Most people are surprised when I admit that motherhood is foreign to me because I have four, almost five kids. Everyone assumes that I wake up with little birds and mice that help me get dressed as I sing songs and make a delicious and obviously healthy, whole-grain breakfast. Again, not the case. Most mornings I wake up grumbling. This morning in particular I woke up to a naked baby at 6:15 telling me that she was poopy. I believe I rolled over and expressed my hatred of Claire's new toddler bed to Rob before getting on my robe and marching angrily into Claire's room.
So, if I'm not the song-singing, healthy-meal-making, high-pitched-voice mother, why do I have so many kids? That is a REALLY great question, one which I ask myself (and I'm pretty sure my husband wonders about me) on a daily basis. I should add that I do feel like a have a natural draw to babies. There isn't a thing I wouldn't do for a sweet, innocent, cuddly bundle of joy. Love for my children is immediate and overpowering at their birth. I know they are mine, and I hate putting them down. But at about age two I find myself looking at them thinking, "Now what?" Not that I have stopped loving them - heck, I love them more, I just don't know how to treat/handle children that can think for themselves. The (un)natural mother in me wants to tell them what to do for the rest of their lives and smile as I see them living out all of my dreams. Could my lack of mothering skills come from my overwhelming need to control everything? Maybe - I'll have to ask my shrink. I digress. I have lots of kids because to ME families are big. I come from a family of six kids and my husband comes from a family of seven. That's not the same for everyone - but it's what I know and it's what I love. Lots of little kids can be challenging, but I love having so many grown siblings and want the same for my kids.

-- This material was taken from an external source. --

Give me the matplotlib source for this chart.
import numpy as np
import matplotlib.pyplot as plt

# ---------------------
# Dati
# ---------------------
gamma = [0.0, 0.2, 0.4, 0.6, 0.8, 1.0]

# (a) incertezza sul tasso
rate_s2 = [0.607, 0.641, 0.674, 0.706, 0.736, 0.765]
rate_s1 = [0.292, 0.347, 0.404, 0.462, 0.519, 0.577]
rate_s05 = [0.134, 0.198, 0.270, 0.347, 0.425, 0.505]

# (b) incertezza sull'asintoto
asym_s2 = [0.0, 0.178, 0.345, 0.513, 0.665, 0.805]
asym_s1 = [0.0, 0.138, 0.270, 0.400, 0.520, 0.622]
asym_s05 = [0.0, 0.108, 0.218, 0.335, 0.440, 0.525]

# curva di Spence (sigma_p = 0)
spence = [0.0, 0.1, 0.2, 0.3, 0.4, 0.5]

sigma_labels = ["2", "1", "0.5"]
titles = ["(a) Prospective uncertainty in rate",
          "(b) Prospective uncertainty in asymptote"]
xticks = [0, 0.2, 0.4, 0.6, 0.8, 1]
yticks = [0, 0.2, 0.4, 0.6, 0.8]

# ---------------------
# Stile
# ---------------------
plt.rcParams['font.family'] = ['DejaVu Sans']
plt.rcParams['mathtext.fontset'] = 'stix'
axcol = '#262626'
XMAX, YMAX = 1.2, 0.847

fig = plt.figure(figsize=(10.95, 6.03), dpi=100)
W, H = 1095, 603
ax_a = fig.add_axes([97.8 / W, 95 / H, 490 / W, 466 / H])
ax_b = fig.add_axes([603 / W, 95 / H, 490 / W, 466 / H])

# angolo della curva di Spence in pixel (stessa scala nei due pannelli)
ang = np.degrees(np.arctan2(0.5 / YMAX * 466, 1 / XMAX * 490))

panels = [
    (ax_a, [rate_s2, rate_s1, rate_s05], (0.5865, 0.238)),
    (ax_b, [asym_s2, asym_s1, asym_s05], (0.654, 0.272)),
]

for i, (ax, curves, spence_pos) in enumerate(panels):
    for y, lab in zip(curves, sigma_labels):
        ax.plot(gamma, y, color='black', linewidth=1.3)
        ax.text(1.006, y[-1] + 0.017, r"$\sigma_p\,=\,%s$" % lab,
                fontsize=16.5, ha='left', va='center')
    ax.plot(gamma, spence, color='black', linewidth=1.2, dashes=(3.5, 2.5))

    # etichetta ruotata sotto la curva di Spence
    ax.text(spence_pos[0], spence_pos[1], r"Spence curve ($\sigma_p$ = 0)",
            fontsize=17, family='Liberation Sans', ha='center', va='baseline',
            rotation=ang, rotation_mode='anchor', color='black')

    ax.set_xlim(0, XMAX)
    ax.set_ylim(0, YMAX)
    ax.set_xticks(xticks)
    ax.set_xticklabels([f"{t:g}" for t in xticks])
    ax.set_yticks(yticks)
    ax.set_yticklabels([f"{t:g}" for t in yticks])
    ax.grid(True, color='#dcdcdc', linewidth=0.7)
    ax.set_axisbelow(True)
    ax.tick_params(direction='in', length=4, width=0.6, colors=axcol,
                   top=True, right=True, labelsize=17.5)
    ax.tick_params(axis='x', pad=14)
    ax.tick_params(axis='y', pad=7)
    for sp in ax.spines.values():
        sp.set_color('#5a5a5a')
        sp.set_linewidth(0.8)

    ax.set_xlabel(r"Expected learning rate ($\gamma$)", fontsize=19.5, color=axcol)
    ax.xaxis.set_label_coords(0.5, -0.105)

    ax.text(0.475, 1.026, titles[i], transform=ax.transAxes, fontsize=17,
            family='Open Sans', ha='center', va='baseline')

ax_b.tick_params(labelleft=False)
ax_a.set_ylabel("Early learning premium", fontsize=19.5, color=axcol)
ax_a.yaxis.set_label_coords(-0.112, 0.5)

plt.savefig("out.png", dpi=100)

But after getting through my fourth child, I have picked up on a lot of important things that kids need. Things that I can remind myself to do in those moments where I realize I have been self absorbed for WHO KNOWS how long, and have no idea what my kids have actually been up to. Because, over the years I have learned that it really is the little things that help kids to live normal, balanced, family-focused lives.
- When your kids try to show you something they have made, stop what you are doing and physically look at them while listening. When they are done explaining, even if you don't understand half of what they have said, compliment their work. A "Wow! That is beautiful, " goes a long way when you are physically engaged with them. But do yourself ONE better and give them a second compliment on something specific. That shows them that you're not just regurgitating the same response every time they talk to you. I have seen this work wonders with Jude. He is so proud of everything he brings me and always walks away with a smile. If you don't have three seconds to listen with EVERYTHING you have, tell them. Explain that you really, really want to see their work - but you need to do it in a few minutes when you can give them all of your attention. They usually understand.

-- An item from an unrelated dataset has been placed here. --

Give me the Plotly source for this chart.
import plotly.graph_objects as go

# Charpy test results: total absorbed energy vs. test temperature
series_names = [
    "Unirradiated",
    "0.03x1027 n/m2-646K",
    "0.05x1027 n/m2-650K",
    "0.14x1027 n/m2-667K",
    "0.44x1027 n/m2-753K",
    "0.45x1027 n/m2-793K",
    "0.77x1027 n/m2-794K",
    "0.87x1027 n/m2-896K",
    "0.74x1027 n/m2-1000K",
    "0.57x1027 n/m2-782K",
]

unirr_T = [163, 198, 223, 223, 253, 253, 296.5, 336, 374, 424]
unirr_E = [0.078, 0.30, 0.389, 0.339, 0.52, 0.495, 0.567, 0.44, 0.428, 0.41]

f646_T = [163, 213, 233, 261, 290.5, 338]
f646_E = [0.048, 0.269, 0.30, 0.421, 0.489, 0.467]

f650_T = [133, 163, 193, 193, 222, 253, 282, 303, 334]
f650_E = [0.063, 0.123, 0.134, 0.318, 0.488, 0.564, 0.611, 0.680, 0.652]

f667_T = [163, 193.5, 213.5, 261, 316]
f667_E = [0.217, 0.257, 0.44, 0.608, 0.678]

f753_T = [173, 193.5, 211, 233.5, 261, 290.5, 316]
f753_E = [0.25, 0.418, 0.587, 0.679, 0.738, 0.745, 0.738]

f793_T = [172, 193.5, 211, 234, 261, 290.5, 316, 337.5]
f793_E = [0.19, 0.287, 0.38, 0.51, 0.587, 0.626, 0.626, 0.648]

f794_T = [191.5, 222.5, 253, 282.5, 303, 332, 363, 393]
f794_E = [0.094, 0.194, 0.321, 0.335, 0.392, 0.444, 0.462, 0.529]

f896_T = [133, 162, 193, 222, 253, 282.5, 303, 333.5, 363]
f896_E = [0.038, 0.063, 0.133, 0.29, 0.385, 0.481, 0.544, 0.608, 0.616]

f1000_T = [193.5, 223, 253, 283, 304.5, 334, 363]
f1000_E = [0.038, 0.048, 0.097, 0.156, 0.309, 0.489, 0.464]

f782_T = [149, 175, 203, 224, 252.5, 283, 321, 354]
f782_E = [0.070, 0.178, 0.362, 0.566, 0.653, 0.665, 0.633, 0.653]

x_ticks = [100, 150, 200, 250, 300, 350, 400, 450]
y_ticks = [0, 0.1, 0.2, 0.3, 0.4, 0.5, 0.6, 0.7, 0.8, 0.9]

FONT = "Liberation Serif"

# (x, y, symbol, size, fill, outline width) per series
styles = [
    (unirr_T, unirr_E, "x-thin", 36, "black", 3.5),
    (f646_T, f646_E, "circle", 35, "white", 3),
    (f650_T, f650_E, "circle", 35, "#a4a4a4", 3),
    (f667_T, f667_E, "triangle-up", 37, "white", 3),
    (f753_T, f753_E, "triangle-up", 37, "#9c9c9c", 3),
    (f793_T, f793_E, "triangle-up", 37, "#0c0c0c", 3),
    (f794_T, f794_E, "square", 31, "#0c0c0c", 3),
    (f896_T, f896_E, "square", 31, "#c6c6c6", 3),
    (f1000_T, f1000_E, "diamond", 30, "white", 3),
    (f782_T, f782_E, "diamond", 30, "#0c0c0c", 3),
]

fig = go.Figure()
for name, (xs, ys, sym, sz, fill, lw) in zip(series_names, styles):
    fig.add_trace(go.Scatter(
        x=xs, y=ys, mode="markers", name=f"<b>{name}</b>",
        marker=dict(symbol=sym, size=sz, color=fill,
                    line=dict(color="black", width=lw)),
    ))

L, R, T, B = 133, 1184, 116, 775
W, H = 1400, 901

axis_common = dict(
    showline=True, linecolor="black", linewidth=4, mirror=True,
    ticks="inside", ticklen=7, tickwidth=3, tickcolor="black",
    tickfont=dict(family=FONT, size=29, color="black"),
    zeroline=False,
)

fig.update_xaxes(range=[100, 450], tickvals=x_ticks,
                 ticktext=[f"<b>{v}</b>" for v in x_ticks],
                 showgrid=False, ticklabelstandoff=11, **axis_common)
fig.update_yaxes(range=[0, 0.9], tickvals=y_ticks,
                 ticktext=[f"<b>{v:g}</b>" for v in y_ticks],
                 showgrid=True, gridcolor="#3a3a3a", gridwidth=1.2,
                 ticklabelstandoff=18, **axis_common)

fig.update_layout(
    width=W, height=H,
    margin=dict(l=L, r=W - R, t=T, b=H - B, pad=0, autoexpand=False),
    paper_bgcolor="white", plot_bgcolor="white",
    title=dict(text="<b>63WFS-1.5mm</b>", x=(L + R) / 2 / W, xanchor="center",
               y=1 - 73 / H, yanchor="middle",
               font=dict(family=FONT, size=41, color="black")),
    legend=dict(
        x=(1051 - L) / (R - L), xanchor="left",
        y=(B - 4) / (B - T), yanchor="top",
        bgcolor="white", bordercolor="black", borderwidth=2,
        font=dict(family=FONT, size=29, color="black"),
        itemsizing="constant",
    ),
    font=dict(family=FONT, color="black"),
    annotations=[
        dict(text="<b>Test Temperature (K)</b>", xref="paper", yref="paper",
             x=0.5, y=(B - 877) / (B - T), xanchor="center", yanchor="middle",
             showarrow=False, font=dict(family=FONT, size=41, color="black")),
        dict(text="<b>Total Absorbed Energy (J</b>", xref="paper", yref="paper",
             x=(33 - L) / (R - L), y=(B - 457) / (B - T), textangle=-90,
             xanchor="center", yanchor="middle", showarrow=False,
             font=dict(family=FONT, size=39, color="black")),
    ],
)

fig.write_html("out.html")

- Raise your kids to be polite. Don't just teach them to be polite to others, make them be polite to you. As awkward as it seems to tell your kids to thank you for things, they need to be in that habit. Rob and I usually try to remind them to thank the other parent like, "Wasn't it so nice that Dad took you to the movies?" Even if I was there - then it doesn't seem like I am begging for a thank you. My parents raised me this way, and I am SO grateful that they did. Twenty years later I still know how much they loved me by their wanting me to be a great kid. Great kids have great manners.
- Work on the most strained relationship. I will not say that parents have favorites, but I will say that just like the normal people in our lives, you get along better with different kids. I also think this comes with ages and phases. There are just some ages you connect better with, but that doesn't mean to give up on the kids when they are, well, awkward! Try harder. Find some area that you can connect with - even if it is small. I have found that sending "Happy Wednesday," or "I love you tons," notes in lunches creates a bond and reminds my children that I am always thinking about them. When your kids are at their weirdest, love them the most. It's the love during those times that will get you through till the next phase. Blow it then, and it might be gone for good.

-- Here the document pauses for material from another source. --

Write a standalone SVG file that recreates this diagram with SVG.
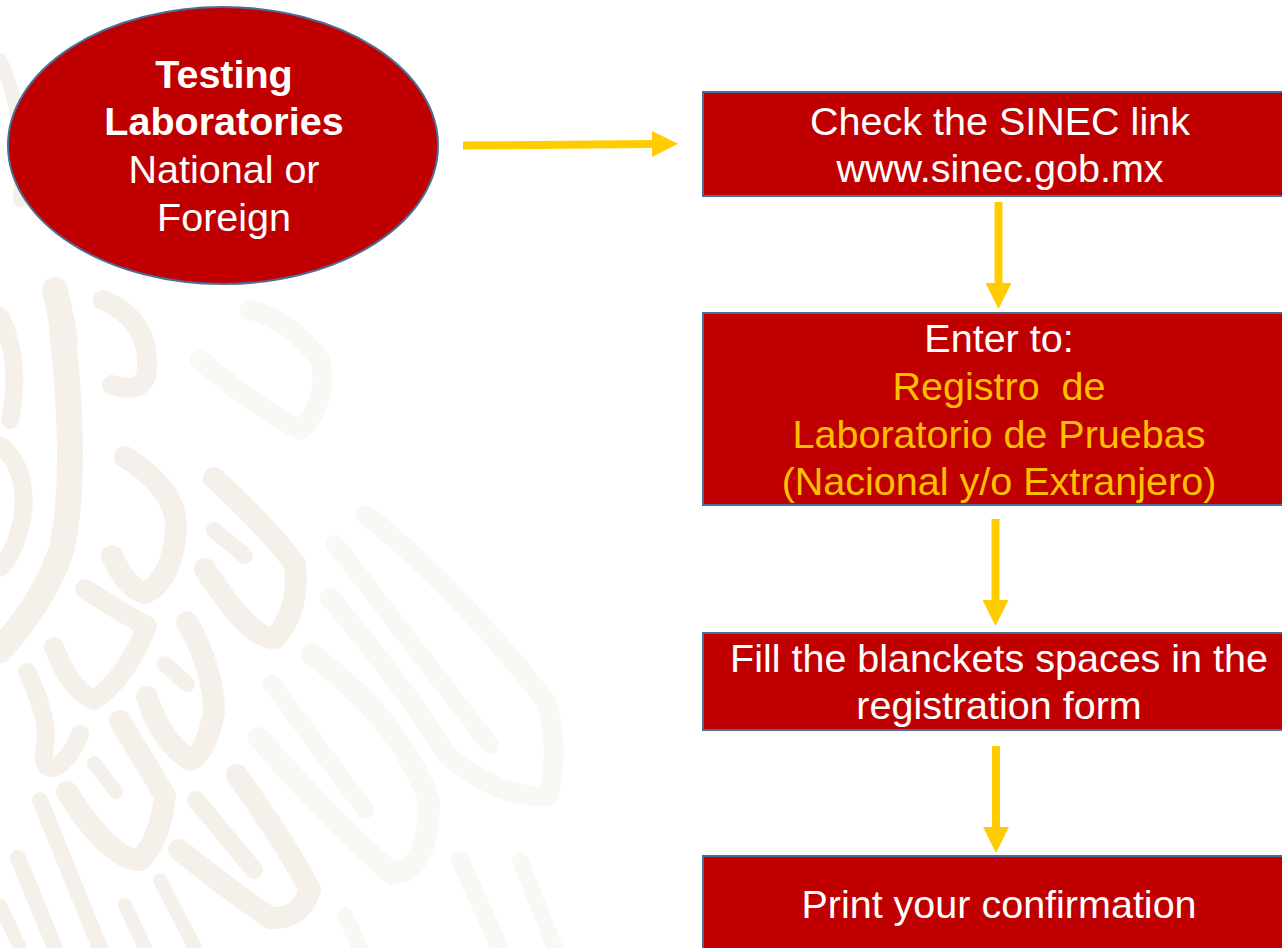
<svg xmlns="http://www.w3.org/2000/svg" width="1282" height="948" viewBox="0 0 1282 948">
<defs>
<style>
.node{fill:#C00000;stroke:#4A6F96;stroke-width:2}
.t{font-family:"Liberation Sans",Arial,sans-serif;font-size:39.5px;fill:#FFFFFF;text-anchor:middle}
.y{fill:#FFC000}
.b{font-weight:bold}
.wm{fill:none;stroke:#F5F1EA;stroke-linecap:round;stroke-linejoin:round}
.wm2{fill:none;stroke:#FAF8F4;stroke-linecap:round;stroke-linejoin:round}
.arr{fill:none;stroke:#FFCC00;stroke-width:8}
</style>
<marker id="ah" markerUnits="userSpaceOnUse" markerWidth="26" markerHeight="26" refX="0" refY="13" orient="auto" viewBox="0 0 26 26">
<path d="M0,0 L26,13 L0,26 Z" fill="#FFCC00"/>
</marker>
</defs>
<rect width="1282" height="948" fill="#FFFFFF"/>
<g id="watermark">
<g class="wm">
<path d="M55,290 Q70,360 62,330 Q78,470 62,548 Q45,600 0,650" stroke-width="26"/>
<path d="M0,316 Q22,360 10,420" stroke-width="18"/>
<path d="M0,445 Q30,470 22,520 Q14,555 0,568" stroke-width="18"/>
<path d="M103,300 Q150,320 147,370 Q145,395 112,385" stroke-width="20"/>
<path d="M125,457 Q178,490 176,530 Q172,580 145,593 Q128,590 112,556" stroke-width="22"/>
<path d="M85,589 Q134,620 147,626 Q125,680 94,700 Q70,690 54,647" stroke-width="20"/>
<path d="M27,672 Q50,720 45,745 Q40,770 54,768 Q70,760 80,734" stroke-width="18"/>
<path d="M187,622 Q214,670 214,713 Q205,755 190,760 Q160,740 147,697" stroke-width="22"/>
<path d="M120,721 Q150,770 165,796 Q160,840 140,860 Q110,860 67,792" stroke-width="22"/>
<path d="M214,478 Q270,530 295,564 Q300,610 275,638 Q250,640 205,569" stroke-width="22"/>
<path d="M214,530 L245,556" stroke-width="16"/>
<path d="M165,664 L187,684" stroke-width="16"/>
<path d="M94,763 L116,792" stroke-width="14"/>
<path d="M237,775 Q290,850 310,890 Q300,920 270,918 Q230,890 179,850" stroke-width="22"/>
<path d="M196,800 L254,870" stroke-width="18"/>
<path d="M40,800 L100,948" stroke-width="16"/>
<path d="M18,858 L55,948" stroke-width="16"/>
<path d="M125,905 L145,948" stroke-width="14"/>
<path d="M0,905 L20,948" stroke-width="14"/>
<path d="M160,880 L195,948" stroke-width="14"/>
<path d="M0,60 Q25,110 20,200" stroke-width="14"/>
</g>
<g class="wm2">
<path d="M259,738 Q340,830 393,874 Q429,870 429,800 Q400,720 312,655" stroke-width="22"/>
<path d="M272,684 L365,810" stroke-width="18"/>
<path d="M330,598 Q400,680 446,754 Q500,800 549,796 Q560,740 545,700 Q450,580 366,515" stroke-width="20"/>
<path d="M335,544 L490,745" stroke-width="18"/>
<path d="M200,360 Q260,410 300,430 Q330,400 320,360 Q290,320 250,310" stroke-width="20"/>
<path d="M460,860 L500,948" stroke-width="18"/>
<path d="M520,860 L555,948" stroke-width="16"/>
<path d="M345,915 L360,948" stroke-width="16"/>
</g>
</g>
<g id="connectors">
<path class="arr" d="M463,145.5 L652,144" marker-end="url(#ah)"/>
<path class="arr" d="M998.5,202 L998.5,283" marker-end="url(#ah)"/>
<path class="arr" d="M995.5,519 L995.5,600" marker-end="url(#ah)"/>
<path class="arr" d="M996,746 L996,827" marker-end="url(#ah)"/>
</g>
<g id="node-testing">
<ellipse class="node" cx="223" cy="145.5" rx="215" ry="138.5"/>
<text class="t b" x="224" y="88">Testing</text>
<text class="t b" x="224" y="135">Laboratories</text>
<text class="t" x="224" y="183">National or</text>
<text class="t" x="224" y="231">Foreign</text>
</g>
<g id="node-sinec">
<rect class="node" x="703" y="92" width="600" height="104"/>
<text class="t" x="1000" y="135">Check the SINEC link</text>
<text class="t" x="1000" y="182">www.sinec.gob.mx</text>
</g>
<g id="node-enter">
<rect class="node" x="703" y="313" width="600" height="192"/>
<text class="t" x="999" y="352">Enter to:</text>
<text class="t y" x="999" y="400" xml:space="preserve">Registro  de</text>
<text class="t y" x="999" y="448">Laboratorio de Pruebas</text>
<text class="t y" x="999" y="495">(Nacional y/o Extranjero)</text>
</g>
<g id="node-fill">
<rect class="node" x="703" y="633" width="600" height="97"/>
<text class="t" x="999" y="672">Fill the blanckets spaces in the</text>
<text class="t" x="999" y="719">registration form</text>
</g>
<g id="node-print">
<rect class="node" x="703" y="856" width="600" height="110"/>
<text class="t" x="999" y="918">Print your confirmation</text>
</g>
</svg>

- Be at everything. When possible, go to your kids events. Even if it is a forty-five minute, eardrum-busting orchestra concert, be there. I have seen so many reactions of sad kids whose parents aren't in the audience: the kids who are dropped off, then picked up. Obviously, we won't always be able to get to everything, but do your very best. And if you can't be there, see if an aunt, grandparent, or cousin can fill in for you. Nothing is worse than putting on a performance for a room full of strangers. Apologize profusely for the times you can't make it. Make sure your kids know that there's nowhere you'd rather be.
- Let your kids see you love your spouse. Don't always agree in front of your kids just for their sake, but don't fight angrily or emotionally in front of them. Let your kids see you hug and kiss your spouse. A happy home raises happy kids.
- Sacrifice - sometimes, not always. Yes, you need that break from your kids, but don't let your kids grow up remembering family activities that you weren't a part of. Is Dad taking the kids hiking? Go with - sometimes. Wouldn't it be nice to stay home and relax while the kids are at that movie? Yes, but they also need to see that you enjoyed spending your free time with them. They don't always want to seem like the thing you were most eager to get a break from.
- Don't be phased by all of the creative and Pinterest worthy activities you see on the internet. It's fun to do something special for birthdays or IMPORTANT holidays, but your kids aren't going to be sad that your house didn't rock a red, white and blue breakfast for flag day. Stretch yourself too thin, and there's nothing left. And honestly, whose REAL life is that well put together? Not mine! Balloons and streamers for birthdays, traditions for Christmas and Easter. Your kids will adore you.
- Most importantly, tell your kids that you love them. Daily. Take that one step further by telling them WHY you love them. One of my favorite questions to ask my kids is, "Do you know why I love you?" They come up with some really amazing answers. Then I get to say things like, "I love you for being such a great big sister. That makes me so proud." They BEAM, and you know that they know.
I'm sure there are plenty of you out there thinking, "Duh! Any good mom out there already knows these basic parenting ideas," but that's why I wrote them down. I may not be like you - but I guarantee there are other moms out there just like me. The moms that have to try a little bit harder and constantly teach themselves what to do so their kids don't end up on Dr. Phil someday!
And for all of you moms out there - natural, un-natural, and those still waiting to be, Happy Mother's Day (a special shout out to my mom and the other "mothers" in my life). Mothering is NOT an easy job, but I promise that through all of your failings and short comings if your kids know that you love them, you are winning.